SPIRITUAL BIRTH AND LIFE
SATURDAY, SIXTH WEEK OF EASTERTIDE
Acts 18:23-28; Ps 47:2-3,8-10;
Jn 16:23-28
The Spiritual Nativity of a Christian
The important role of the Holy Spirit in the life of a Christian cannot even be imagined by our natural mind, because a natural man cannot comprehend spiritual matters. This was the topic and the cause of Nicodemus's bewilderment when he came to discuss with Jesus Christ at night. As we already know, the descent of the Holy Spirit into a person's soul marks the spiritual birth of that person in God. Without this new birth, discerning and comprehending spiritual matters is like discerning the direction of the wind, according to the Son of Man. Because the unregenerated mind cannot easily receive the unction of the Holy Spirit, he may succeed in knowing material reality well after much effort, and some part of the spiritual reality in a confused and disorderly manner through the visible creation. When the Holy Spirit gives a repentant soul spiritual life through the sacrificial death and resurrection of the Son of Man, He also gives him the needed faculties to comprehend spiritual things as relating directly to God. With the new spiritual life, we begin to know God as the Father through our Lord Jesus Christ. The awareness of God as Father is the heart of the spiritual life. Hence, Saint Paul describes our initial yearnings and musings as comparable to those of a new baby yearning for its mother’s breast milk.
Many souls who received their baptism as a ceremonial washing, without pledging themselves to live the spiritual life, have it within them as a seed that is yet to germinate into a heavenly tree. The Spirit makes his entrance into our souls gradually; for he creates a yearning first within the soul, making it possible for the soul to conceive itself in God. The apostles had this period with the Lord during his earthly ministry. As the Lord was about to be glorified, they were spiritually expectant, awaiting their spiritual birth. Hence, they could not ask anything of the Lord because they did not yet understand their spiritual needs. The Lord discerned their needs as the Lord and Master of our spiritual life. “I tell you must solemnly, anything you ask for form the Father he will grant in my name. until now you have not asked for anything in my name. ask and you will receive, and so your joy will be complete.” These words of our Lord would be meaningful only after their spiritual birth, when the Holy Spirit would lead them to ask according to God’s will in the name of the Lord Jesus.

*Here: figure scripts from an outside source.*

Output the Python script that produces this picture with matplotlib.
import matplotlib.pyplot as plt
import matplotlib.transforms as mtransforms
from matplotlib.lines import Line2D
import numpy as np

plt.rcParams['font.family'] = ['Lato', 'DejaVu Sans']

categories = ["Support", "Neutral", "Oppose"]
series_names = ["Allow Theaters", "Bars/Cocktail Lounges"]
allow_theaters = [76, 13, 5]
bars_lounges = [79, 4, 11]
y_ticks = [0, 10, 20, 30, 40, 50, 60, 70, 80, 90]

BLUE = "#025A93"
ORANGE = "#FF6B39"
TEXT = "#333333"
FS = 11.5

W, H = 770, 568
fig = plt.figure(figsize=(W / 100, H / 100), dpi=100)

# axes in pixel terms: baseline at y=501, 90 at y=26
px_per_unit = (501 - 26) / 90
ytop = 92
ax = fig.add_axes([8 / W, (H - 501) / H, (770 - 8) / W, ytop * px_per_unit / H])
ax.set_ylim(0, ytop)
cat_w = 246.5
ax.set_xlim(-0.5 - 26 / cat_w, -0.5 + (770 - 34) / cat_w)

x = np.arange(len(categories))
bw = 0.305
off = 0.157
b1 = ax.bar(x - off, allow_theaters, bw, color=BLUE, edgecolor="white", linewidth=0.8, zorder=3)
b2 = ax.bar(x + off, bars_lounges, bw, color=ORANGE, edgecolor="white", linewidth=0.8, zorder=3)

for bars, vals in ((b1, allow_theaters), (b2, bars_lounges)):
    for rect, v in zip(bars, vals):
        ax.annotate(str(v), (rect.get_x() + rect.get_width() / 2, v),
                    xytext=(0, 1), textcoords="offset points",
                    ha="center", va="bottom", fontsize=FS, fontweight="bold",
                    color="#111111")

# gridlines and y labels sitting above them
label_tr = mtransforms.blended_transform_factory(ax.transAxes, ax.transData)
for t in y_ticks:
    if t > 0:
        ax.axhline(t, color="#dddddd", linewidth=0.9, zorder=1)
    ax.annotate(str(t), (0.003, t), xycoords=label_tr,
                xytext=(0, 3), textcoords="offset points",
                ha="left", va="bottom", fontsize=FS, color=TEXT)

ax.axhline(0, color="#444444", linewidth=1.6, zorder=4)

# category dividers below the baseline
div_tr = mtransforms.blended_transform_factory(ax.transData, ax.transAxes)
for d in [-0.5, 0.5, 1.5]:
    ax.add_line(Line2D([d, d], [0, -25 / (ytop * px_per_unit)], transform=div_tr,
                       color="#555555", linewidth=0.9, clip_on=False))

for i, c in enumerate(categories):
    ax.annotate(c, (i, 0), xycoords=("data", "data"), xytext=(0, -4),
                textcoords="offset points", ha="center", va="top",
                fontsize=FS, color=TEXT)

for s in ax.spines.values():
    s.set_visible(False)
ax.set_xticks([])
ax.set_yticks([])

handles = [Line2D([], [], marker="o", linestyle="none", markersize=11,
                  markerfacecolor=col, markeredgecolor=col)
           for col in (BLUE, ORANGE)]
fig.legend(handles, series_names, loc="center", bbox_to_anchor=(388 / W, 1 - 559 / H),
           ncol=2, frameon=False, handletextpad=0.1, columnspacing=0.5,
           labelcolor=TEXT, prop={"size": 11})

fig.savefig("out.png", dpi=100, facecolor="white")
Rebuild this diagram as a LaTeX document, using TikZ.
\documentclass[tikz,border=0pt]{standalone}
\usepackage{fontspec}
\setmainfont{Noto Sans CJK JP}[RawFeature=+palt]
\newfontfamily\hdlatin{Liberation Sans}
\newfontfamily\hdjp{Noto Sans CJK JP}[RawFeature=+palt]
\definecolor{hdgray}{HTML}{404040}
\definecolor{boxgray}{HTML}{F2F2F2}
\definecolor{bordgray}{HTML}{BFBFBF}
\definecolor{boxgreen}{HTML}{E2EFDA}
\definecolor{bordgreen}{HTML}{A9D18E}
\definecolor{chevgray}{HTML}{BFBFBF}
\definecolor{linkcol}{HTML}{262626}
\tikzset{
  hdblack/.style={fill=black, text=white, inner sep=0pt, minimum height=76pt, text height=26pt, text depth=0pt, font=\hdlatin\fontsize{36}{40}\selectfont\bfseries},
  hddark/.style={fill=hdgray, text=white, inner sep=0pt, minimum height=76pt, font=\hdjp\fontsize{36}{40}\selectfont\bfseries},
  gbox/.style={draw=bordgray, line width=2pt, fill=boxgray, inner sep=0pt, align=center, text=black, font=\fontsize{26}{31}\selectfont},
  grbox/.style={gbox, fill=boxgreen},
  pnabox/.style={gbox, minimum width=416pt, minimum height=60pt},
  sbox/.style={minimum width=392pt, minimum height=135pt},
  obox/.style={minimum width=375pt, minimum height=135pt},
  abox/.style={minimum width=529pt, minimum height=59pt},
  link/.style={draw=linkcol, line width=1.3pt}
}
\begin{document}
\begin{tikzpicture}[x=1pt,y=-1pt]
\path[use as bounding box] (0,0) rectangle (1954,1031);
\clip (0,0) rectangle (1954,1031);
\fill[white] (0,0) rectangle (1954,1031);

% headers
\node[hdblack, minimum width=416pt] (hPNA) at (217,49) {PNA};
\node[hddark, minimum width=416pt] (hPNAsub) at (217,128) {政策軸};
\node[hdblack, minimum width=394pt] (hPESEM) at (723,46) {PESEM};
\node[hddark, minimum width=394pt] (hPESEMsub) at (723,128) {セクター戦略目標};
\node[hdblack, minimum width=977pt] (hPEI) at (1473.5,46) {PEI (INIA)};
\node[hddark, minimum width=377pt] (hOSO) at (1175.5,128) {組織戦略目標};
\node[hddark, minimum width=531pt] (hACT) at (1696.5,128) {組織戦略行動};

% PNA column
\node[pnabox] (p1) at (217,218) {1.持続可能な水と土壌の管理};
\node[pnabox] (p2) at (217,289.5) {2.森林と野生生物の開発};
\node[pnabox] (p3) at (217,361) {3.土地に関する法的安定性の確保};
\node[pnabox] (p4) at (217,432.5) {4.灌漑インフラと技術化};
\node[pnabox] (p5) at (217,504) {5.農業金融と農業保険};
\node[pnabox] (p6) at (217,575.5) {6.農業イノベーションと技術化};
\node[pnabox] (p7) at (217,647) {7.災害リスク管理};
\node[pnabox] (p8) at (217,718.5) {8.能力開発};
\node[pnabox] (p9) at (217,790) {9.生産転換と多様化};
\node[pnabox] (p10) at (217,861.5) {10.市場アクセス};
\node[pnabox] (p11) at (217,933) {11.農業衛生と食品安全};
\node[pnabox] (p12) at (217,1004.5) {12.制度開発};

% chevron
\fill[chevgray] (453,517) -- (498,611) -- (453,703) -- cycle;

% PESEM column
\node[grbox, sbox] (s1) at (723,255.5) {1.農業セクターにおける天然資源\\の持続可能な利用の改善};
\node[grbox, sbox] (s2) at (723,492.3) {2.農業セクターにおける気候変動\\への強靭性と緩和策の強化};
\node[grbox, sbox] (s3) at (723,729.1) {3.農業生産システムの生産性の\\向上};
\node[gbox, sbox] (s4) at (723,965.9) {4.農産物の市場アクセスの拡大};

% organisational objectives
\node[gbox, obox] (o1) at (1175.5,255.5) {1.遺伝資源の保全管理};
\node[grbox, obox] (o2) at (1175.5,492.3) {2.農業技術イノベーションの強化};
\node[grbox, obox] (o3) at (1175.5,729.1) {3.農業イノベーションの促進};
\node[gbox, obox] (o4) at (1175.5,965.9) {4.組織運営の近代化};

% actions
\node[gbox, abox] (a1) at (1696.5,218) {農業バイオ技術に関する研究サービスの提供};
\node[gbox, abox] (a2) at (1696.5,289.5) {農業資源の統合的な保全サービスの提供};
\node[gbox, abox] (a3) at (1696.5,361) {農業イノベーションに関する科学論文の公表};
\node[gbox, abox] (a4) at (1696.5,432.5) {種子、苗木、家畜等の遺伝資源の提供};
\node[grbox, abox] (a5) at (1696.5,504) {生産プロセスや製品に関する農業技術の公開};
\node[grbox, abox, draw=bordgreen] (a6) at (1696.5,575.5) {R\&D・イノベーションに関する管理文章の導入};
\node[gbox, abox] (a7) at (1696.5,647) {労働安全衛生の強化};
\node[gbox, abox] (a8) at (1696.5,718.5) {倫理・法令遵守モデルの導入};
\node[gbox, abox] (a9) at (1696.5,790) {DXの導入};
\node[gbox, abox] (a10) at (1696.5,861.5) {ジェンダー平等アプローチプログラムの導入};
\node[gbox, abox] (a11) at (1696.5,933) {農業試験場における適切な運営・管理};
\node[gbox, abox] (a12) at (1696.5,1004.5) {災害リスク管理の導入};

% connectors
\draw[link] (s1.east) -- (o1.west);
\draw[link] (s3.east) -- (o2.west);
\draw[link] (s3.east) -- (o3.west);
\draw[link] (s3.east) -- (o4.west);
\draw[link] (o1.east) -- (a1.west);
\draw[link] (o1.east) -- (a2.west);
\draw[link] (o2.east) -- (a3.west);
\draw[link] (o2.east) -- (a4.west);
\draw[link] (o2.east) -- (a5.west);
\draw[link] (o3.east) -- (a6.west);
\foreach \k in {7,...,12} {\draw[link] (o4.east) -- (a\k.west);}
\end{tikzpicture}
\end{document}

Subsequently, it means that the time Jesus refers to, when he will talk to them about the Father in plain words and language, is after their spiritual birth. After our spiritual renewal, we will start having insights into divine truths and commence praying according to God’s will, prompted by the Holy Spirit. Our spiritual birth marks the dawn of the heavenly day and the vision of a new reality. Divine things become clearer and clearer as we make progress daily. The disciple, Apollos, presents a good illustration of what we have explained above. “An Alexandrian Jew named Apollos now arrived in Ephesus. He was an eloquent man with a sound knowledge of the scriptures, and yet, though he had been given instruction in the Way of the Lord and preached with great spiritual earnestness and was accurate in all the details he taught about Jesus, he had only experienced the baptism of John.” He was spiritually pregnant with all the knowledge of Jesus Christ garnered from the scriptures, but not yet spiritually alive in Christ and operational with the Holy Spirit. His baptism brought him into the life and Spirit of Jesus Christ. Our baptism is a new birth in the Holy Spirit, which we ought to live in order to grow spiritually in Jesus Christ. On this second day of the novena, let us invoke the Holy Spirit to rekindle in us the desire for the life of God, which Jesus Christ offers us through his death and resurrection.
Let us pray: O God, whose Son, at his Ascension to the heavens, was pleased to promise the Holy Spirit to the Apostles, grant, we pray, that, just as they received manifold gifts of heavenly teaching, so on us, too, you may bestow spiritual gifts. Through our Lord Jesus Christ, your Son, who lives and reigns with you in the unity of the Holy Spirit, God, for ever and ever.